I love people who know who they are and what their place is in life. I love strong identities. It makes relating to someone much easier. Generally, I prefer to deal with a committed Muslim than a wishy-washy Jew. With a devout Muslim, I know who I’m dealing with. I know most of their boundaries. I know what they stand for.
A Jew not rooted in Judaism, by contrast, can be all over the map. It takes a lot of effort to extract their values.
A Jew in a black suit and white shirt and a long beard, I know what to expect from such a creature. They’re going to be observant of Jewish law.
I dig women who dress like women and men who dress like men. I’m repelled when women act like men and men act like women. My stomach turns when Jews tell me that they’ll take communion in church even though they have no belief in Christianity.
I think I like myself more the more strongly I put myself in Judaism and I abide by those strictures. I know who I am and where I’m going. I have a concrete community. Most of life’s questions are settled once you commit to a way of life.
I find that in conflict, the person with the stronger belief tends to win out. Many people find orthodox Jews, Christians and Muslims intimidating for this reason. The orthodox believer and practicioner isn’t going to constantly compromise out of convenience.
I’ve often found myself intimidated by authentic Orthodox Jews. They had a stability I did not have. They had direction and purpose and community. They were solid. By contrast, I felt like a leaf in the wind blown this way and that by my desires, by social conventions, by the whims of my friends and of the people I wanted to impress.
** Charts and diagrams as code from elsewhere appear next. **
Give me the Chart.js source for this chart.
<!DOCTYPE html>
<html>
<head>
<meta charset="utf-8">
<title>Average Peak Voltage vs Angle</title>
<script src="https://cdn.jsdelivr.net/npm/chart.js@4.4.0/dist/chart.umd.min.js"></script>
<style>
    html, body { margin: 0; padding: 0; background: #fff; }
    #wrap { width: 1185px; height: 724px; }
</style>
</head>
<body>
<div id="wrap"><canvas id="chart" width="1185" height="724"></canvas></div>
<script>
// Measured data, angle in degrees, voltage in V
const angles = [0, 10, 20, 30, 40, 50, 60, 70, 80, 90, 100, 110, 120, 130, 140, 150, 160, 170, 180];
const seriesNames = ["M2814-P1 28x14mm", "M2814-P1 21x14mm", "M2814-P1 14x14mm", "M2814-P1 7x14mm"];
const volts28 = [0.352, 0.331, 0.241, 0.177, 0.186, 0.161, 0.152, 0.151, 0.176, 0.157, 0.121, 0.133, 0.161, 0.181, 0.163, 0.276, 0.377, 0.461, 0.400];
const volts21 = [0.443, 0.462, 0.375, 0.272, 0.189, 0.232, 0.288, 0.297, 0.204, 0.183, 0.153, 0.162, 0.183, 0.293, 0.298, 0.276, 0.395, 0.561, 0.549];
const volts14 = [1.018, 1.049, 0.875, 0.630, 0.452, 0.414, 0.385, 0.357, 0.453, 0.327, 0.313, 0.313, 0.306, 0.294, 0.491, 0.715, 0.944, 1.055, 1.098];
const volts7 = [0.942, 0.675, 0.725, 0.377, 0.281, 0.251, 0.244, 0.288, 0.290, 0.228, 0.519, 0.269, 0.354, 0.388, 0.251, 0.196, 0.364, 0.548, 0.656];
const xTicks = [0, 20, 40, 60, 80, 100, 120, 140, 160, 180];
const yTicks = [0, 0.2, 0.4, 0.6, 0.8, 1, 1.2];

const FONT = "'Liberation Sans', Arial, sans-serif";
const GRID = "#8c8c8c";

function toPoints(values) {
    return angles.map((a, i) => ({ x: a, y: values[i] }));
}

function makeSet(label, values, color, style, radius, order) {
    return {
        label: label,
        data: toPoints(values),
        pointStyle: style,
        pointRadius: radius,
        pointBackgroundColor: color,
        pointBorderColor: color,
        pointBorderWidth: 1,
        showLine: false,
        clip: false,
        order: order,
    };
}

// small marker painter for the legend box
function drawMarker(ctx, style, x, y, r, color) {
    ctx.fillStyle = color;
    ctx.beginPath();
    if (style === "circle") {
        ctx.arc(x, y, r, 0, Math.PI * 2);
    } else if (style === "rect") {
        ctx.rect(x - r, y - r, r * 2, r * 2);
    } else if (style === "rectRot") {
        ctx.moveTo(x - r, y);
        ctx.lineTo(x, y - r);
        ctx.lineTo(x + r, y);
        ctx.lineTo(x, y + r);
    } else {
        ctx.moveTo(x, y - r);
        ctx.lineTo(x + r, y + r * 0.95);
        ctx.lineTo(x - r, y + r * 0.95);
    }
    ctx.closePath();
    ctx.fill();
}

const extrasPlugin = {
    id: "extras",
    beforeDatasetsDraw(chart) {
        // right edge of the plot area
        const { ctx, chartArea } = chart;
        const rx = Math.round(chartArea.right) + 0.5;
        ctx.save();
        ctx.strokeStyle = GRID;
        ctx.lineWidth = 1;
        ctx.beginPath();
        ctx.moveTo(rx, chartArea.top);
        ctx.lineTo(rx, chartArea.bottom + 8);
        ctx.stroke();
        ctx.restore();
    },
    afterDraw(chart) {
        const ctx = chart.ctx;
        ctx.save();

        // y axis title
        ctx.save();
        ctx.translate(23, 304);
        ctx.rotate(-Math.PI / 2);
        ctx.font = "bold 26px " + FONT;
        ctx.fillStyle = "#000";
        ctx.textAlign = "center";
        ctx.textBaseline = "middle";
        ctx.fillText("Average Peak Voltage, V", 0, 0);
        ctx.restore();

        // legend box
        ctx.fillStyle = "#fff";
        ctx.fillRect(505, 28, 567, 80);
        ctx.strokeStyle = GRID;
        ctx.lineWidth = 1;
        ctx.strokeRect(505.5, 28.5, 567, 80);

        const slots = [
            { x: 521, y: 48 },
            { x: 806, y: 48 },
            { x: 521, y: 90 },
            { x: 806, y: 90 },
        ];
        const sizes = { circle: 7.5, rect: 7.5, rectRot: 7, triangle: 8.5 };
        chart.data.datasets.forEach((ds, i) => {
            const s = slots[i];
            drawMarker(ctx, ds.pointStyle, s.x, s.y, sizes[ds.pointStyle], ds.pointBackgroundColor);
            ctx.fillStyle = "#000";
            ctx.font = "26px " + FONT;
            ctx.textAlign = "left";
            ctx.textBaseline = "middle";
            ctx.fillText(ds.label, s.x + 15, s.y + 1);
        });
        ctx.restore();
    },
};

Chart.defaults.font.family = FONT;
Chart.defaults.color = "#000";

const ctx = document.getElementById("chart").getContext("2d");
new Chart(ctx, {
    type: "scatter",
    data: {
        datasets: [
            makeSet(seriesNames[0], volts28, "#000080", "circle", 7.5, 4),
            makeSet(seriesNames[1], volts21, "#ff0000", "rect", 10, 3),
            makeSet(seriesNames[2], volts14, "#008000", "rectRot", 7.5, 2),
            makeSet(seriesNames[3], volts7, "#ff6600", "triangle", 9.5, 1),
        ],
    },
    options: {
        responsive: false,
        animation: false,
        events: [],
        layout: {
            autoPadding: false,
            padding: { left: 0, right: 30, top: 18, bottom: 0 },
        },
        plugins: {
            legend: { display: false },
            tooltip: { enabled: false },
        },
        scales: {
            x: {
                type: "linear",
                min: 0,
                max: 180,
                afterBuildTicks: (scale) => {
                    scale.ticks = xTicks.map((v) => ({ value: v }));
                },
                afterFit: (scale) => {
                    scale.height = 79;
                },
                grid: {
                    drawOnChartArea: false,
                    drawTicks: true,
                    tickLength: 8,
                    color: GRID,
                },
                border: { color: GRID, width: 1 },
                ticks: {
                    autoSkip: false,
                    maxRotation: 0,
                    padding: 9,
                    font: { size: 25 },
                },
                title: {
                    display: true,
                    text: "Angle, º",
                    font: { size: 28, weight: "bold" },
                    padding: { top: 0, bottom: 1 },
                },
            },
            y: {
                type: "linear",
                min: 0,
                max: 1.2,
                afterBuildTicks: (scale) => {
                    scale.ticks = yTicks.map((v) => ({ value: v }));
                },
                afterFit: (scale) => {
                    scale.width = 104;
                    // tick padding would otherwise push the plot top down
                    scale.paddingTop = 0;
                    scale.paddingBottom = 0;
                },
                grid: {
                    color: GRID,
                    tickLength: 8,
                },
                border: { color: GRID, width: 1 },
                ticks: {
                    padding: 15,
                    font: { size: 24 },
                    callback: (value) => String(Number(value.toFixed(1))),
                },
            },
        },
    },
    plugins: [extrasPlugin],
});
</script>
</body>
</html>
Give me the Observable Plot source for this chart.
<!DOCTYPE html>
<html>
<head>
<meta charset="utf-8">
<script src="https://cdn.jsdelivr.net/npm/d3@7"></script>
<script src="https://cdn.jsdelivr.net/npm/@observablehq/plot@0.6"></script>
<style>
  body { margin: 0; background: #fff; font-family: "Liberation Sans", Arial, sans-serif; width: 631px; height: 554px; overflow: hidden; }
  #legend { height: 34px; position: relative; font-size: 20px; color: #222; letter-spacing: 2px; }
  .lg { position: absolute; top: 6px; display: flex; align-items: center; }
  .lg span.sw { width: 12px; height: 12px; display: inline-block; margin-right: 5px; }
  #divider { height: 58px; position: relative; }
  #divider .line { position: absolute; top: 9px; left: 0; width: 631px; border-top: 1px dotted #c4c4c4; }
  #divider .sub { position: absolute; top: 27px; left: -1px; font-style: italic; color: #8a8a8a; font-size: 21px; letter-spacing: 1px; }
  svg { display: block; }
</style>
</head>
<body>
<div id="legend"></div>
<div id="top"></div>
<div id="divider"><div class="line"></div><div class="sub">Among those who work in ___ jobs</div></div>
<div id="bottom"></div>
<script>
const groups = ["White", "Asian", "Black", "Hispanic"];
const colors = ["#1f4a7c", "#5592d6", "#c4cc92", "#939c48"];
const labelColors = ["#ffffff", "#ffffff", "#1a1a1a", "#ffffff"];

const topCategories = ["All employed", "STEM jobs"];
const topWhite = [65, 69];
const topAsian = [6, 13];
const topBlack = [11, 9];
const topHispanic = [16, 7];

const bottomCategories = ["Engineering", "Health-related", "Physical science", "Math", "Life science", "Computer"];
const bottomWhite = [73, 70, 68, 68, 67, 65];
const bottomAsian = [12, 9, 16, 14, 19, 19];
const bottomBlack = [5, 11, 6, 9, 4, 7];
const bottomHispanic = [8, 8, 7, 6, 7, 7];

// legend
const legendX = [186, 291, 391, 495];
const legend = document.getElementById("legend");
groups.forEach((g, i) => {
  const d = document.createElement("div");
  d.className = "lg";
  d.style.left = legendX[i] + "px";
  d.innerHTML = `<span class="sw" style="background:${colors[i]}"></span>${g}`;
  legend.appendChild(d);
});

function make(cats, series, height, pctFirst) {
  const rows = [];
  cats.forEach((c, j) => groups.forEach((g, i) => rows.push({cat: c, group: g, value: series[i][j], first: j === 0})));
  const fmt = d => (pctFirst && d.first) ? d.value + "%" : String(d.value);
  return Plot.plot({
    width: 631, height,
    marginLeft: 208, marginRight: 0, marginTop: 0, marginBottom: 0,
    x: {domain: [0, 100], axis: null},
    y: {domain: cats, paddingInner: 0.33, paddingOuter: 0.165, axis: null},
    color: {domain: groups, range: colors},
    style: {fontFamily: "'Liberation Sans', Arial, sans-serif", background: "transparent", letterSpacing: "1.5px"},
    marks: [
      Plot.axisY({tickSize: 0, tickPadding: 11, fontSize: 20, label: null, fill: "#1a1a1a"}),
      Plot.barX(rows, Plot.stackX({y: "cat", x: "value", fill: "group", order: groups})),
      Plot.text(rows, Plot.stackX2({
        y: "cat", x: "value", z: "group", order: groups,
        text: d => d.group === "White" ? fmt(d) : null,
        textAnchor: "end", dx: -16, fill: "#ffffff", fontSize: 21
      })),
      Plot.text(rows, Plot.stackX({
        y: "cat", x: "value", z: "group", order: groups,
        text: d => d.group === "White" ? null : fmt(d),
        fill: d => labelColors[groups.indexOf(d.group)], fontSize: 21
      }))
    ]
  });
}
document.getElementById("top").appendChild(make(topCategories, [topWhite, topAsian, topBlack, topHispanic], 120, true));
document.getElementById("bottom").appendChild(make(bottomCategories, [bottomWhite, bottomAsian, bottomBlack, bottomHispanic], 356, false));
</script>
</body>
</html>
Non-Orthodox Jews often wonder, “Do Orthodox Jews think of us as real Jews?” Yet Orthodox Jews never wonder, “Do non-Orthodox Jews regard us as real Jews?”
Orthodox and Non-Orthodox Jews know who the real Jews are — the ones who observe the Torah aka the Orthodox.
I’ve spent most of the last 17 years in Orthodox Judaism and I’ve found Orthodox Jews have very little concern about non-Orthodox Jews. They don’t care what Reform rabbis say about them. They don’t care about trends in Conservative synagogue worship. When you know who you are and what you stand for you tend to have less patience for those less committed.
I don’t enjoy playing tennis with the net down. I don’t find Reform Judaism inspiring.
I don’t enjoy playing tennis with people below my ability and commitment. I prefer a challenge. By any yardstick, Orthodox Judaism is more of a challenge than non-Orthodox Judaism.